Saturday, April 2, 2011
"Love like there's no tomorrow,and if tomorrow comes, love again." Max Lucado
As much as I love New York, DC has treated us(me especially) very well. For the first time in two years I am sleeping, eating healthy, and enjoying a lovely life. I find that I have more time for the important things again; long conversations with God, rediscovering Jonah, loving my pets, talking to friends and family. Im even getting back into scrap-booking and taking trivial classes at the local community center!
While living in New York I was going insane. Lack of sleep and job stress was making me crazy. I kind of liked the crazy but I also knew it was creating some horrible habits. I feel sane again, as sane as I can be. Its amazing how differently the world looks when you arent sleep deprived. My decision making process is completely different now. I was a basket case trying to hold on to what little pieces of personal time I had left. When those pieces were threatened I felt I was in a sink or swim situation. Giving up more would be losing more of me. If only some of those around me were a little more patient and practiced that 'ole unconditional love thing than things would be different, very different. Ultimatums have never been something I appreciated.
I now am looking at 6 months until the wedding and I have very little planned. I just didnt have time to plan my wedding, with even a year to spare. Now its crunch time and Im doing really well. Im not stressed or freaking out like I imagined I would be, Im really relaxed. Im happy to make these decisions now. My guest list is way too big and my ideal budget is way smaller than it should be, but it's okay. Im just thrilled to have this experience. Love.
Love is a blessing and its a miracle to find. The fact that my guest list is much bigger than I had planned is a blessing of love as well. There is that many people I love and care about as well. Love is ... expensive. haha.
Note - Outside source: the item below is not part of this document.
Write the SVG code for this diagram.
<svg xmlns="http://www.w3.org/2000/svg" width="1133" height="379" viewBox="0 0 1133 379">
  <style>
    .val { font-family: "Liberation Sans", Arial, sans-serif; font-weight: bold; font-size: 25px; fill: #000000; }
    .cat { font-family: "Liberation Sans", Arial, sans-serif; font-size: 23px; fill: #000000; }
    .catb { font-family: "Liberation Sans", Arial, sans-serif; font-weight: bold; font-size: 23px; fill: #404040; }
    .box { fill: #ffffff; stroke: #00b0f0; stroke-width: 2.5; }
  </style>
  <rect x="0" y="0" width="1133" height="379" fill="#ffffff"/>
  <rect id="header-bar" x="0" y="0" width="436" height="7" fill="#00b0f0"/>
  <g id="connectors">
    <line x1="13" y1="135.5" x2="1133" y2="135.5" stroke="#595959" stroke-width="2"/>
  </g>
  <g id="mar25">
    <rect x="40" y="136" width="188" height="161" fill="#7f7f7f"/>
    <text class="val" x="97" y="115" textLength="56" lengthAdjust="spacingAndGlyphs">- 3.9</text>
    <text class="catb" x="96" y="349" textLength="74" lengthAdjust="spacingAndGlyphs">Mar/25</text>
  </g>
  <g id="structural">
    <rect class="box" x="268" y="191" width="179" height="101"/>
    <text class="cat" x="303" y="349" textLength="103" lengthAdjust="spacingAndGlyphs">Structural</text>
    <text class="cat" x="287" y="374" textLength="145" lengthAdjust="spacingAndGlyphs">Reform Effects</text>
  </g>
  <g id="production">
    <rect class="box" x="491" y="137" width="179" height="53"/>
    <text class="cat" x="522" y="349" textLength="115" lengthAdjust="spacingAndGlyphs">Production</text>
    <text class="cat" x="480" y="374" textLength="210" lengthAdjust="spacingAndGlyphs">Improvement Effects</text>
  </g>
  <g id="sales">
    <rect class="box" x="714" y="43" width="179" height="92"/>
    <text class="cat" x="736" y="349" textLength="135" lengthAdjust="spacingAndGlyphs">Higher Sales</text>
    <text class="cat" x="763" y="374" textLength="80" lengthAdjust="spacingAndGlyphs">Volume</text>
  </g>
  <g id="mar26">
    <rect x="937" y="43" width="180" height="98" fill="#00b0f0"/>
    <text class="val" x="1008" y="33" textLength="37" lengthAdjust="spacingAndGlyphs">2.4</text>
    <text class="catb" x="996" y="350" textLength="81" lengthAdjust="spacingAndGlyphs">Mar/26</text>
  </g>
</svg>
Something that I am really excited about currently, a project that Jonah and I have decided to do together. A diet. Sounds boring at first BUT its actually a lot of fun. We follow all the rules together, cook together, shop for food together, and support one another. We even occasionally get to work out together. Eating is something that is required to live and can be a very mundane or over indulging task. But to have someone to not only support and track your progress with you but help you each step of the way is renewing. It has really made us a little closer I think. It's exciting. So far he's at 12 lbs and Im at 6 (and this is day 6) and we couldnt be happier. We both have our wedding goals and we have decided to stick with it till the end.
Tomorrow we will go visit the Cherry Blossom Festival. We were suppose to have our engagement pictures done during this festival but it didn't work out. So, we will have to find something else cool to do. We just moved and things are so crazy right now.
We love our new place so much! So easy to keep clean. Much bigger and newer. Love it. We urge everyone to come visit! We have a spare bedroom now!
Anyway, this is getting long. Just wanted to update anyone who wanted updated. I'm trying to keep my FB profile quiet. The obsession and need for that sort of entertainment has passed for me. I use it solely to keep updated on those I love. That and their blogs of course.
Hey some prayer requests Id like to throw out there; My brother Rich is in the hospital and has been for a while- heart problems, My brother Eddie and his career- there is this one job he wants and it couldnt be a better fit, and the Cassells baby in Africa- they are adopting have such an incredible journey behind and ahead of them. I have such faith that their invite will have their family of 4 plus the baby.
Anyway, Love. Love. Love!!!!
P.S. Im dying to post pictures of my wedding dress. I wont but I really want to!!!